Copy all the data exactly, except the pictures.
::::::::
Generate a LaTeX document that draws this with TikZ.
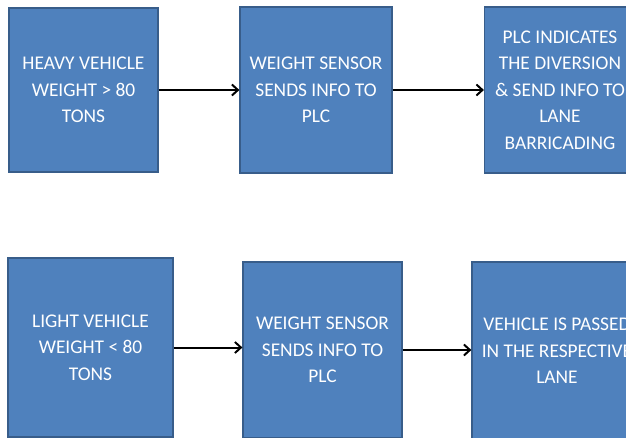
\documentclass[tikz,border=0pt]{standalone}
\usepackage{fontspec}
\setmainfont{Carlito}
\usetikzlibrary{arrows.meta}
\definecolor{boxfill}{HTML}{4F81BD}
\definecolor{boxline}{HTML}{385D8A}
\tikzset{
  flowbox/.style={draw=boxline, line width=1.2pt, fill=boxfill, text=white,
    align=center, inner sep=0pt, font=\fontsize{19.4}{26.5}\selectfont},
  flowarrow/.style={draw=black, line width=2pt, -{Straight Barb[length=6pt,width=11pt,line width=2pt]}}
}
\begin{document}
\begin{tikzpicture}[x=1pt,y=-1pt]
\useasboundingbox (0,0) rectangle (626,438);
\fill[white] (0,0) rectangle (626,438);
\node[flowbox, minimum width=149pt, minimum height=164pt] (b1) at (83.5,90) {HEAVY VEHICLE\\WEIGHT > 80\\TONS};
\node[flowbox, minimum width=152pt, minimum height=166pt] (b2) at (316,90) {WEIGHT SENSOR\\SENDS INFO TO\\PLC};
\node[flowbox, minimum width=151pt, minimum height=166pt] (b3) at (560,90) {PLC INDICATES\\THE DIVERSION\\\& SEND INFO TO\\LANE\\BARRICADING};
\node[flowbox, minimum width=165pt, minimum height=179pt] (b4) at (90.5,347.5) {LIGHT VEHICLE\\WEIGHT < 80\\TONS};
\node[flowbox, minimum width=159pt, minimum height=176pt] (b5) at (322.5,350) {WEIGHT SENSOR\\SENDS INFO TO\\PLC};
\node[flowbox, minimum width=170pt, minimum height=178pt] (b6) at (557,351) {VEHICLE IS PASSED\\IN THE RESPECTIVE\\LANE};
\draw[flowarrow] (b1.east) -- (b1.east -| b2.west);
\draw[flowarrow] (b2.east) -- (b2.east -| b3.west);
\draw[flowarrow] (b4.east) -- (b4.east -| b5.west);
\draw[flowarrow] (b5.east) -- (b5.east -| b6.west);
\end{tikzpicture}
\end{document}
::::::::
* _EXPECTED ANSWER_:
Generate a LaTeX document that draws this with TikZ.
\documentclass[tikz,border=0pt]{standalone}
\usepackage{fontspec}
\setmainfont{Carlito}
\usetikzlibrary{arrows.meta}
\definecolor{boxfill}{HTML}{4F81BD}
\definecolor{boxline}{HTML}{385D8A}
\tikzset{
  flowbox/.style={draw=boxline, line width=1.2pt, fill=boxfill, text=white,
    align=center, inner sep=0pt, font=\fontsize{19.4}{26.5}\selectfont},
  flowarrow/.style={draw=black, line width=2pt, -{Straight Barb[length=6pt,width=11pt,line width=2pt]}}
}
\begin{document}
\begin{tikzpicture}[x=1pt,y=-1pt]
\useasboundingbox (0,0) rectangle (626,438);
\fill[white] (0,0) rectangle (626,438);
\node[flowbox, minimum width=149pt, minimum height=164pt] (b1) at (83.5,90) {HEAVY VEHICLE\\WEIGHT > 80\\TONS};
\node[flowbox, minimum width=152pt, minimum height=166pt] (b2) at (316,90) {WEIGHT SENSOR\\SENDS INFO TO\\PLC};
\node[flowbox, minimum width=151pt, minimum height=166pt] (b3) at (560,90) {PLC INDICATES\\THE DIVERSION\\\& SEND INFO TO\\LANE\\BARRICADING};
\node[flowbox, minimum width=165pt, minimum height=179pt] (b4) at (90.5,347.5) {LIGHT VEHICLE\\WEIGHT < 80\\TONS};
\node[flowbox, minimum width=159pt, minimum height=176pt] (b5) at (322.5,350) {WEIGHT SENSOR\\SENDS INFO TO\\PLC};
\node[flowbox, minimum width=170pt, minimum height=178pt] (b6) at (557,351) {VEHICLE IS PASSED\\IN THE RESPECTIVE\\LANE};
\draw[flowarrow] (b1.east) -- (b1.east -| b2.west);
\draw[flowarrow] (b2.east) -- (b2.east -| b3.west);
\draw[flowarrow] (b4.east) -- (b4.east -| b5.west);
\draw[flowarrow] (b5.east) -- (b5.east -| b6.west);
\end{tikzpicture}
\end{document}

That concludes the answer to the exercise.